KUALA LUMPUR, Malaysia Malaysia needs to overcome many challenges to enable the country’s palm oil industry to thrive, said Oil World Executive Director Thomas Mielke.

He said there was a lack of oil palm replanting, deteriorating tree age profile, labour shortage and acreage limitation for new planters, all of which prevented palm oil yields from reaching full potential.

This is a year of surplus for palm oil but by 2020, we may start to see shortages and this may continue on thereafter, he told reporters at the Palm and Lauric Oils Price Outlook Conference & Exhibition 2018 (POC 2018) here today.

Mielke forecast palm oil production in Malaysia, the world’s second largest palm oil producer, to reach 20.76 million tonnes this year compared with 19.92 million tonnes in 2017, while global production would hit 70.84 million tonnes in 2018, resulting in a surplus of three million tonnes.

The production surplus is temporary and will only continue if palm oil production continues to rise by between 2.8 million tonnes and 2.9 million tonnes yearly for the next decade, he said.

Mielke, however, believed that the palm oil industry would not be ready to satisfy global needs between 2025 and 2030.

What is happening at the moment is a negative trend where palm oil players are not expanding.

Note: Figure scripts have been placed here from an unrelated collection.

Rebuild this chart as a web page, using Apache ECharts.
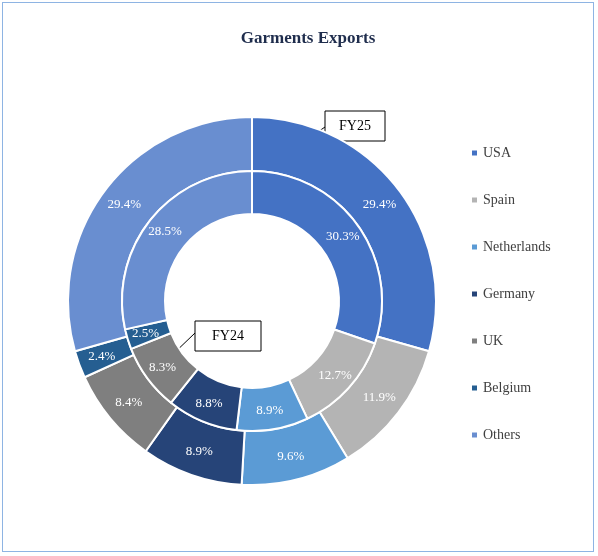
<!DOCTYPE html>
<html><head><meta charset="utf-8">
<script src="https://cdn.jsdelivr.net/npm/echarts@6/dist/echarts.min.js"></script>
<style>
html,body{margin:0;padding:0;background:#fff;}
#chart{position:absolute;left:2px;top:2px;width:592px;height:550px;border:1px solid #8EB4E3;box-sizing:border-box;}
</style></head>
<body><div id="chart"></div>
<script>
var categories = ['USA','Spain','Netherlands','Germany','UK','Belgium','Others'];
var fy25 = [29.4, 11.9, 9.6, 8.9, 8.4, 2.4, 29.4];
var fy24 = [30.3, 12.7, 8.9, 8.8, 8.3, 2.5, 28.5];
var colors = ['#4472C4','#B4B4B4','#5B9BD5','#264478','#7F7F7F','#255E91','#698ED0'];

var chart = echarts.init(document.getElementById('chart'));
function mk(vals){ return categories.map(function(c,i){return {name:c,value:vals[i]};}); }
var lbl = {show:true, position:'inside', color:'#fff', fontFamily:'Liberation Serif', fontSize:13,
  formatter:function(p){return p.value.toFixed(1)+'%';}};
chart.setOption({
  color: colors,
  title:{text:'Garments Exports', left:300, top:22, textAlign:'center',
    textStyle:{fontFamily:'Liberation Serif', fontSize:17, fontWeight:'bold', color:'#1F2D4D'}},
  legend:{orient:'vertical', left:462, top:138, itemGap:33, itemWidth:7, itemHeight:7, icon:'rect',
    data:categories, textStyle:{fontFamily:'Liberation Serif', fontSize:14, color:'#404040'}},
  series:[
    {type:'pie', name:'FY25', center:[249,298], radius:[130,184], startAngle:90, clockwise:true,
     itemStyle:{borderColor:'#fff', borderWidth:2}, label:lbl, labelLine:{show:false},
     emphasis:{disabled:true}, data:mk(fy25)},
    {type:'pie', name:'FY24', center:[249,298], radius:[87,130], startAngle:90, clockwise:true,
     itemStyle:{borderColor:'#fff', borderWidth:2}, label:lbl, labelLine:{show:false},
     emphasis:{disabled:true}, data:mk(fy24)}
  ],
  graphic:[
    {type:'line', shape:{x1:322,y1:124,x2:297,y2:141}, style:{stroke:'#000',lineWidth:1}},
    {type:'rect', shape:{x:322,y:108,width:60,height:30}, style:{fill:'#fff',stroke:'#000',lineWidth:1}},
    {type:'text', x:352, y:123, style:{text:'FY25', align:'center', verticalAlign:'middle',
      font:'14px Liberation Serif', fill:'#000'}},
    {type:'line', shape:{x1:192,y1:330,x2:167,y2:354}, style:{stroke:'#000',lineWidth:1}},
    {type:'rect', shape:{x:192,y:318,width:66,height:30}, style:{fill:'#fff',stroke:'#000',lineWidth:1}},
    {type:'text', x:225, y:333, style:{text:'FY24', align:'center', verticalAlign:'middle',
      font:'14px Liberation Serif', fill:'#000'}}
  ]
});
</script></body></html>
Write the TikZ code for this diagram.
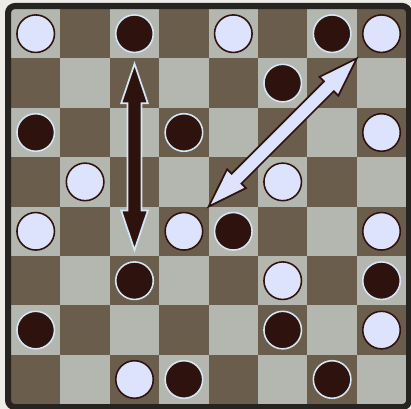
\documentclass[tikz,border=0pt]{standalone}
\usepackage{tikz}
\usetikzlibrary{calc}

\definecolor{fondpage}{HTML}{EEECE7}
\definecolor{caseclaire}{HTML}{B3B7AF}
\definecolor{casefoncee}{HTML}{6B5D4B}
\definecolor{cadre}{HTML}{262420}
\definecolor{pionclair}{HTML}{DDE3FD}
\definecolor{pionfonce}{HTML}{2E120D}
\definecolor{bordclair}{HTML}{D5E6F5}

\tikzset{
  pionblanc/.style={fill=pionclair, draw=pionfonce, line width=0.9pt},
  pionnoir/.style={fill=pionfonce, draw=bordclair, line width=0.9pt},
}

% Fleche double le long de l'axe x, longueur #1
\newcommand{\flechedouble}[2]{%
  \path[#2, line join=miter] (0,0) -- (0.8,0.27) -- (0.8,0.14) -- (#1-0.8,0.14) -- (#1-0.8,0.27)
    -- (#1,0) -- (#1-0.8,-0.27) -- (#1-0.8,-0.14) -- (0.8,-0.14) -- (0.8,-0.27) -- cycle;}

\begin{document}
\begin{tikzpicture}
        \useasboundingbox (-0.223,-0.097) rectangle (8.097,8.182);
        \fill[fondpage] (-0.223,-0.097) rectangle (8.097,8.182);

        % Cases
        \foreach \i in {0,...,7} {
          \foreach \j in {0,...,7} {
            \pgfmathtruncatemacro{\parite}{mod(\i+\j,2)}
            \ifnum\parite=1
              \fill[caseclaire] (\i,\j) rectangle ++(1,1);
            \else
              \fill[casefoncee] (\i,\j) rectangle ++(1,1);
            \fi
          }
        }

        % Cadre
        \draw[cadre, line width=3.5pt, rounded corners=4pt] (-0.06,-0.06) rectangle (8.06,8.06);

        % Pions blancs (colonne, ligne depuis le haut)
        \foreach \c/\r in {0/0,4/0,7/0,7/2,1/3,5/3,0/4,3/4,7/4,5/5,7/6,2/7}
          \draw[pionblanc] (\c+0.5,7.5-\r) circle (0.38);

        % Pions noirs
        \foreach \c/\r in {2/0,6/0,5/1,0/2,3/2,4/4,2/5,7/5,0/6,5/6,3/7,6/7}
          \draw[pionnoir] (\c+0.5,7.5-\r) circle (0.38);

        % Fleches
        \begin{scope}[shift={(2.5,3.12)}, rotate=90]
          \flechedouble{3.77}{fill=pionfonce, draw=bordclair, line width=1pt}
        \end{scope}
        \begin{scope}[shift={(4,4)}, rotate=45]
          \flechedouble{4.243}{fill=pionclair, draw=pionfonce, line width=1pt}
        \end{scope}
    \end{tikzpicture}
\end{document}
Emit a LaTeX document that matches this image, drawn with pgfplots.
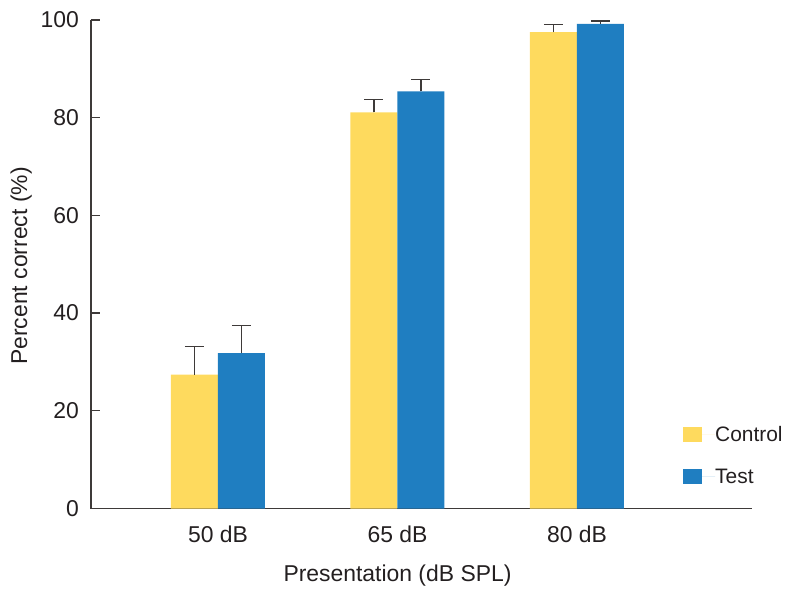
\documentclass[border=0pt]{standalone}
\usepackage{pgfplots}
\pgfplotsset{compat=1.18}
\usepackage{fontspec}
\setmainfont{Liberation Sans}
\definecolor{cyel}{RGB}{254,218,94}
\definecolor{cblu}{RGB}{31,126,193}
\definecolor{axc}{RGB}{62,58,57}
\definecolor{txt}{RGB}{35,31,32}
\begin{document}
\begin{tikzpicture}
\begin{axis}[
  at={(0,0)}, anchor=south west,
  scale only axis, width=661bp, height=488.5bp,
  xmin=-0.7075, xmax=2.975, ymin=0, ymax=100,
  axis lines=left,
  axis line style={axc, line width=1.3bp, -},
  ybar=0pt, bar width=47bp,
  xtick={0,1,2}, xticklabels={50 dB,65 dB,80 dB},
  ytick={0,20,40,60,80,100},
  major x tick style={draw=none},
  y tick style={axc, line width=1.3bp},
  tick align=inside, major tick length=9bp,
  /pgf/number format/assume math mode=true,
  tick label style={font=\fontsize{23}{27}\selectfont, text=txt},
  xticklabel style={anchor=base, inner sep=0pt, yshift=-34.2bp},
  yticklabel style={anchor=east, inner sep=0pt, xshift=-12bp},
  label style={font=\fontsize{23}{27}\selectfont, text=txt},
  xlabel={Presentation (dB SPL)},
  x label style={at={(axis description cs:0.4637,0)}, anchor=base, inner sep=0pt, yshift=-73.2bp},
  ylabel={Percent correct (\%)},
  y label style={at={(axis description cs:-0.0968,0.4964)}, anchor=base, inner sep=0pt, rotate=0},
  legend style={at={(axis description cs:0.8956,0.1085)}, anchor=west, draw=none, fill=none,
    inner sep=0pt, row sep=26bp, font=\fontsize{21}{25}\selectfont, text=txt,
    nodes={inner sep=0pt}},
  legend cell align=left,
  clip=false,
]
\addplot[fill=cyel, draw=none,
  legend image code/.code={\fill[cyel] (0bp,-7.5bp) rectangle (19bp,7.5bp); \path (19bp,0) -- (32bp,0);},
  error bars/.cd, y dir=plus, y explicit,
  error bar style={axc, line width=1.2bp},
  error mark options={rotate=90, mark size=9.5bp, axc, line width=1.2bp}]
  coordinates {(0,27.4) +- (0,5.7) (1,81.1) +- (0,2.7) (2,97.5) +- (0,1.5)};
\addplot[fill=cblu, draw=none,
  legend image code/.code={\fill[cblu] (0bp,-7.5bp) rectangle (19bp,7.5bp); \path (19bp,0) -- (32bp,0);},
  error bars/.cd, y dir=plus, y explicit,
  error bar style={axc, line width=1.2bp},
  error mark options={rotate=90, mark size=9.5bp, axc, line width=1.2bp}]
  coordinates {(0,31.8) +- (0,5.6) (1,85.4) +- (0,2.5) (2,99.2) +- (0,0.6)};
\legend{Control,Test}
\end{axis}
\pgfresetboundingbox
\path[use as bounding box] (-91bp,-82.5bp) rectangle (695bp,508.5bp);
\end{tikzpicture}
\end{document}
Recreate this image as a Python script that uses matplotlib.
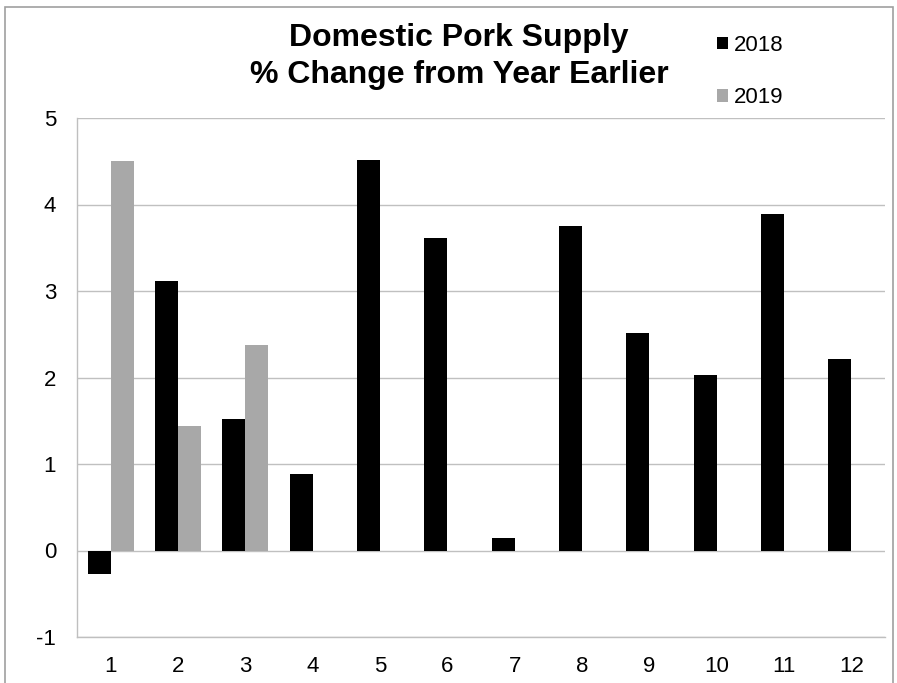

If that becomes widespread, we are going to see a deficit in world production relative to consumption, he said.

Other challenges facing the industry include the lack of replanting, increasing number of old trees and labour issues.

Mielke said the age profile of palm trees was getting worse, while labour shortage had to be addressed.

POC 2018 is a leading international conference in the palm and lauric oils industry which gathered stakeholders from the edible oils industry for networking, and the exchange of ideas, solutions and trends.

The three-day event from March 5 was organised by Bursa Malaysia Bhd and attracted 1,700 participants.